» **OBJECTIVE**:
The lines to extract begin at the line that contains "Convert this diagram to TikZ code." and run through the last line of the listing; reproduce them exactly, minus any pictures.

* start RECORD SET *

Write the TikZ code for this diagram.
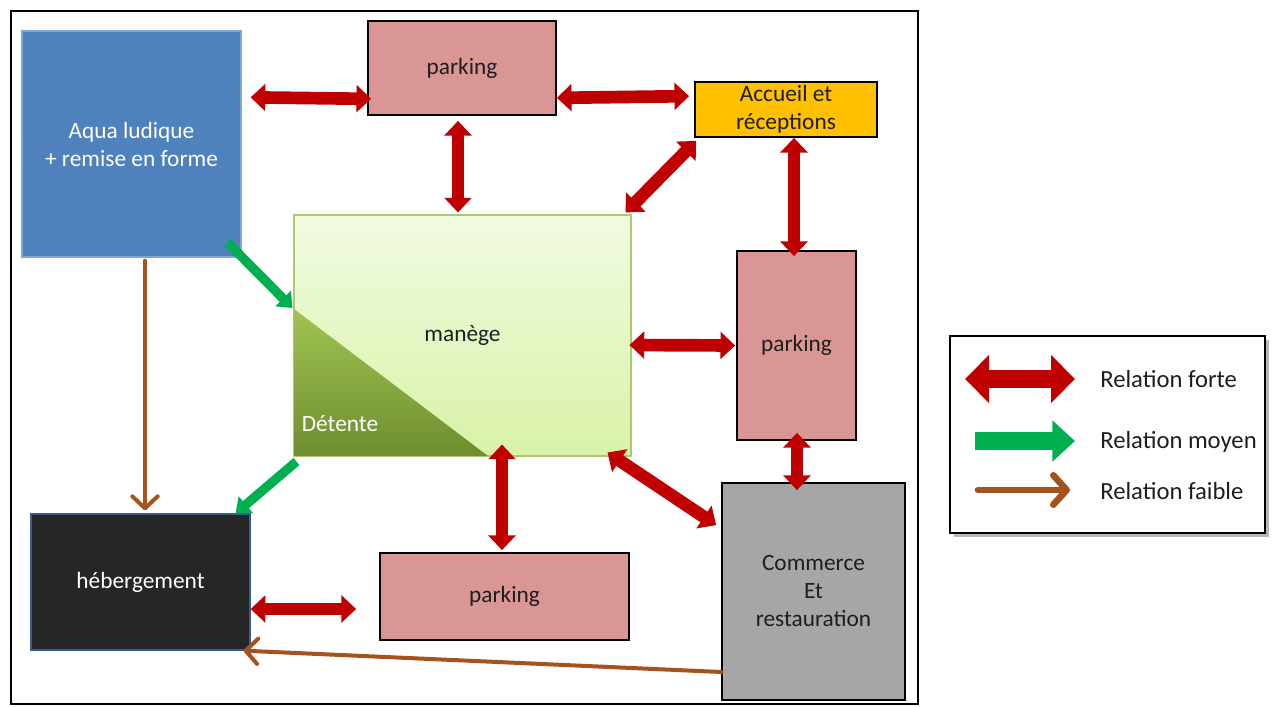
\documentclass[tikz,border=0pt]{standalone}
\usepackage{fontspec}
\setmainfont{Carlito}
\usetikzlibrary{arrows.meta,calc,fit,shadows}
\definecolor{cRed}{HTML}{C00000}
\definecolor{cPink}{HTML}{D99694}
\definecolor{cOrange}{HTML}{FFC000}
\definecolor{cBlue}{HTML}{4F81BD}
\definecolor{cBlueLine}{HTML}{7FA6D6}
\definecolor{cGray}{HTML}{A6A6A6}
\definecolor{cDark}{HTML}{262626}
\definecolor{cDarkLine}{HTML}{385D8A}
\definecolor{cGreen}{HTML}{00B050}
\definecolor{cBrown}{HTML}{A5521C}
\definecolor{manTop}{HTML}{F1FBE3}
\definecolor{manBot}{HTML}{D9F2A6}
\definecolor{manLine}{HTML}{A9CC6B}
\definecolor{detTop}{HTML}{A0C452}
\definecolor{detBot}{HTML}{6E8E2F}
\definecolor{txt}{HTML}{1E1E1E}
\tikzset{
  box/.style={inner sep=0pt},
  lbl/.style={inner sep=0pt, align=center, text=txt},
  pinkbox/.style={box, fill=cPink, draw=black, line width=1.3pt},
  redarr/.style={draw=cRed, line width=9.5pt, {Triangle[length=11pt,width=20pt]}-{Triangle[length=11pt,width=20pt]}},
  greenarr/.style={draw=cGreen, line width=7pt, -{Triangle[length=10pt,width=16pt]}},
  brownarr/.style={draw=cBrown, line width=3pt, line cap=round, -{Straight Barb[length=9pt,width=19pt,round]}},
  legred/.style={draw=cRed, line width=13pt, {Triangle[length=18pt,width=35pt]}-{Triangle[length=18pt,width=35pt]}},
  leggreen/.style={draw=cGreen, line width=13pt, -{Triangle[length=17pt,width=30pt]}},
  legbrown/.style={draw=cBrown, line width=5pt, line cap=round, -{Straight Barb[length=10pt,width=22pt,round]}},
  legtext/.style={anchor=west, inner sep=0pt, text=txt, font=\fontsize{18.5}{22}\selectfont}
}
\begin{document}
\begin{tikzpicture}[x=0.75pt,y=-0.75pt, font=\fontsize{17.5}{21}\selectfont]
\useasboundingbox (0,0) rectangle (1275,707);
\fill[white] (0,0) rectangle (1275,707);
% main frame
\draw[line width=2.2pt] (11,11) rectangle (918,704);

% boxes
\node[box, fit={(22,31) (241,257)}, fill=cBlue, draw=cBlueLine, line width=1pt] (aqua) {};
\node[lbl, text=white] (aquat) at (aqua.center) {Aqua ludique\\+ remise en forme};
\node[pinkbox, fit={(368,21) (556,115)}] (ptop) {};
\node[lbl] (ptopt) at (ptop.center) {parking};
\node[box, fit={(695,82) (877,137)}, fill=cOrange, draw=black, line width=1.3pt] (acc) {};
\node[lbl] (acct) at (acc.center) {Accueil et\\réceptions};
\node[box, fit={(294,215) (631,456)}, top color=manTop, bottom color=manBot, draw=manLine, line width=0.8pt] (man) {};
\shade[top color=detTop, bottom color=detBot] (294,309) -- (294,456) -- (488,456) -- cycle;
\draw[manLine, line width=0.8pt] (man.north west) rectangle (man.south east);
\node[lbl] (mantxt) at (man.center) {manège};
\node[lbl, text=white] (det) at (340,424) {Détente};
\node[pinkbox, fit={(737,251) (856,440)}] (pright) {};
\node[lbl] (prightt) at (pright.center) {parking};
\node[box, fit={(722,483) (905,700)}, fill=cGray, draw=black, line width=1.3pt] (com) {};
\node[lbl] (comt) at (com.center) {Commerce\\Et\\restauration};
\node[box, fit={(31,514) (250,650)}, fill=cDark, draw=cDarkLine, line width=1pt] (heb) {};
\node[lbl, text=white] (hebt) at (heb.center) {hébergement};
\node[pinkbox, fit={(380,553) (629,640)}] (pbot) {};
\node[lbl] (pbott) at (pbot.center) {parking};

% strong relations
\draw[redarr] ($(aqua.north east)+(9,67)$) -- ($(ptop.south west)+(4,-17)$);
\draw[redarr] ($(ptop.south east)+(0,-18)$) -- ($(acc.north west)+(-5,15)$);
\draw[redarr] ($(ptop.south)+(-4,5)$) -- ($(man.north)+(-4.5,-2)$);
\draw[redarr] ($(acc.south west)+(2,3)$) -- ($(man.north east)+(-6,-2)$);
\draw[redarr] ($(acc.south)+(8,0)$) -- ($(pright.north)+(-2.5,6)$);
\draw[redarr] ($(man.east)+(-2,9.5)$) -- ($(pright.west)+(-1,0)$);
\draw[redarr] ($(pright.south)+(0.5,-8)$) -- ($(com.north)+(-16.5,8)$);
\draw[redarr] ($(man.south)+(39.5,-12)$) -- ($(pbot.north)+(-2.5,-2)$);
\draw[redarr] ($(man.south east)+(-24,-4)$) -- ($(com.north west)+(-5,43)$);
\draw[redarr] ($(heb.east)+(0,27)$) -- ($(pbot.west)+(-23,12.5)$);

% medium relations
\draw[greenarr] ($(aqua.south east)+(-14,-15)$) -- ($(man.west)+(-1,-27.5)$);
\draw[greenarr] ($(man.south west)+(3,5)$) -- ($(heb.north east)+(-15,0)$);

% weak relations
\draw[brownarr] ($(aqua.south)+(13.5,3)$) -- ($(heb.north)+(4.5,-3)$);
\draw[brownarr] ($(com.west)+(0,80.5)$) -- ($(heb.south east)+(-7,0)$);

% legend
\node[fit={(950,336) (1265,533)}, inner sep=0pt, draw=black, line width=2.2pt, fill=white, drop shadow={shadow xshift=3pt, shadow yshift=-3pt, fill=black!55}] (leg) {};
\coordinate (l1a) at (965,379); \coordinate (l1b) at (1075,379);
\coordinate (l2a) at (975,441); \coordinate (l2b) at (1075,441);
\coordinate (l3a) at (978,490); \coordinate (l3b) at (1070,490);
\draw[legred] (l1a) -- (l1b);
\draw[leggreen] (l2a) -- (l2b);
\draw[legbrown] (l3a) -- (l3b);
\node[legtext] (t1) at (1100,379) {Relation forte};
\node[legtext] (t2) at (1100,442) {Relation moyen};
\node[legtext] (t3) at (1100,491) {Relation faible};
\end{tikzpicture}
\end{document}
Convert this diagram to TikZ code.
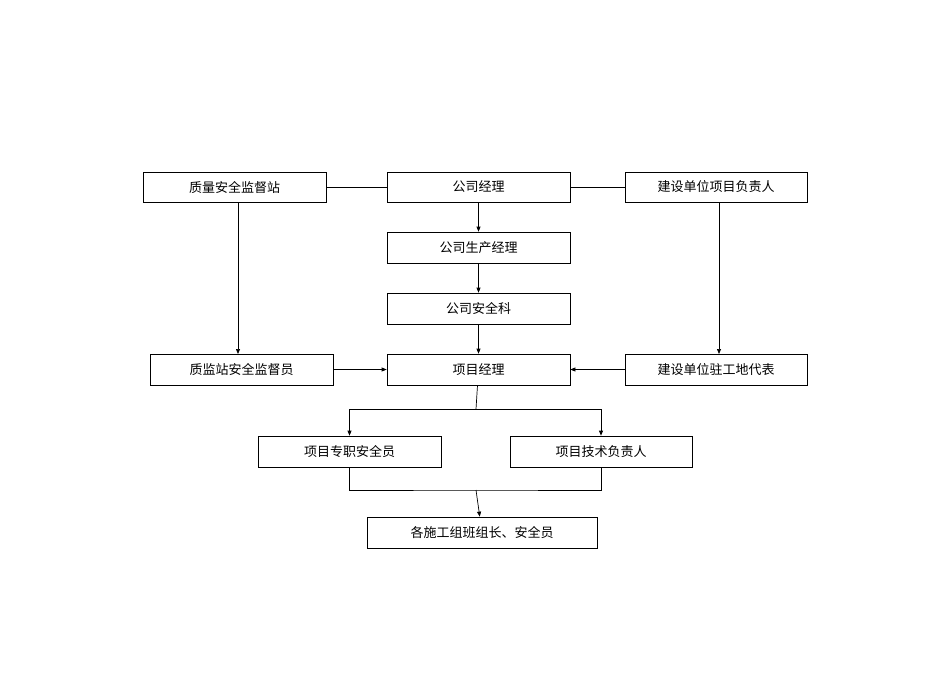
\documentclass[tikz,border=0pt]{standalone}
\usepackage{fontspec}
\newfontfamily\cjk{Noto Sans CJK SC}
\usetikzlibrary{arrows.meta}
\begin{document}
\begin{tikzpicture}[x=1pt,y=-1pt,
  bx/.style={draw,line width=0.7pt,inner sep=0pt,font=\cjk\fontsize{13}{15}\selectfont},
  ln/.style={line width=0.7pt},
  ar/.style={ln,-{Triangle[length=5pt,width=4pt]}}]
\useasboundingbox (0,0) rectangle (950,672);
\newcommand\bxat[6]{\node[bx,minimum width={#4-#2},minimum height={#5-#3}] (#1) at ({(#2+#4)/2},{(#3+#5)/2}) {#6};}
\bxat{a}{143}{172}{326}{202}{质量安全监督站}
\bxat{b}{387}{172}{570}{202}{公司经理}
\bxat{c}{625}{172}{807}{202}{建设单位项目负责人}
\bxat{d}{387}{232}{570}{263}{公司生产经理}
\bxat{e}{387}{293}{570}{324}{公司安全科}
\bxat{f}{150}{354}{333}{385}{质监站安全监督员}
\bxat{g}{387}{354}{570}{385}{项目经理}
\bxat{h}{625}{354}{807}{385}{建设单位驻工地代表}
\bxat{i}{258}{436}{441}{467}{项目专职安全员}
\bxat{j}{510}{436}{692}{467}{项目技术负责人}
\bxat{k}{367}{517}{597}{548}{各施工组班组长、安全员}
\draw[ln] (a) -- (b);
\draw[ln] (b) -- (c);
\draw[ar] (b) -- (d);
\draw[ar] (d) -- (e);
\draw[ar] (e) -- (g);
\draw[ar] (238,202) -- (238,354);
\draw[ar] (719,202) -- (719,354);
\draw[ar] (f) -- (g);
\draw[ar] (h) -- (g);
\coordinate (s) at (476,409);
\draw[ln] (g) -- (s);
\draw[ar] (s) -| (i.north);
\draw[ar] (s) -| (j.north);
\coordinate (t) at (476,490);
\draw[ln] (i.south) |- (t) -| (j.south);
\draw[ar] (t) -- (k);
\end{tikzpicture}
\end{document}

* end RECORD SET *

» **EXERCISE RESPONSE**:
Convert this diagram to TikZ code.
\documentclass[tikz,border=0pt]{standalone}
\usepackage{fontspec}
\newfontfamily\cjk{Noto Sans CJK SC}
\usetikzlibrary{arrows.meta}
\begin{document}
\begin{tikzpicture}[x=1pt,y=-1pt,
  bx/.style={draw,line width=0.7pt,inner sep=0pt,font=\cjk\fontsize{13}{15}\selectfont},
  ln/.style={line width=0.7pt},
  ar/.style={ln,-{Triangle[length=5pt,width=4pt]}}]
\useasboundingbox (0,0) rectangle (950,672);
\newcommand\bxat[6]{\node[bx,minimum width={#4-#2},minimum height={#5-#3}] (#1) at ({(#2+#4)/2},{(#3+#5)/2}) {#6};}
\bxat{a}{143}{172}{326}{202}{质量安全监督站}
\bxat{b}{387}{172}{570}{202}{公司经理}
\bxat{c}{625}{172}{807}{202}{建设单位项目负责人}
\bxat{d}{387}{232}{570}{263}{公司生产经理}
\bxat{e}{387}{293}{570}{324}{公司安全科}
\bxat{f}{150}{354}{333}{385}{质监站安全监督员}
\bxat{g}{387}{354}{570}{385}{项目经理}
\bxat{h}{625}{354}{807}{385}{建设单位驻工地代表}
\bxat{i}{258}{436}{441}{467}{项目专职安全员}
\bxat{j}{510}{436}{692}{467}{项目技术负责人}
\bxat{k}{367}{517}{597}{548}{各施工组班组长、安全员}
\draw[ln] (a) -- (b);
\draw[ln] (b) -- (c);
\draw[ar] (b) -- (d);
\draw[ar] (d) -- (e);
\draw[ar] (e) -- (g);
\draw[ar] (238,202) -- (238,354);
\draw[ar] (719,202) -- (719,354);
\draw[ar] (f) -- (g);
\draw[ar] (h) -- (g);
\coordinate (s) at (476,409);
\draw[ln] (g) -- (s);
\draw[ar] (s) -| (i.north);
\draw[ar] (s) -| (j.north);
\coordinate (t) at (476,490);
\draw[ln] (i.south) |- (t) -| (j.south);
\draw[ar] (t) -- (k);
\end{tikzpicture}
\end{document}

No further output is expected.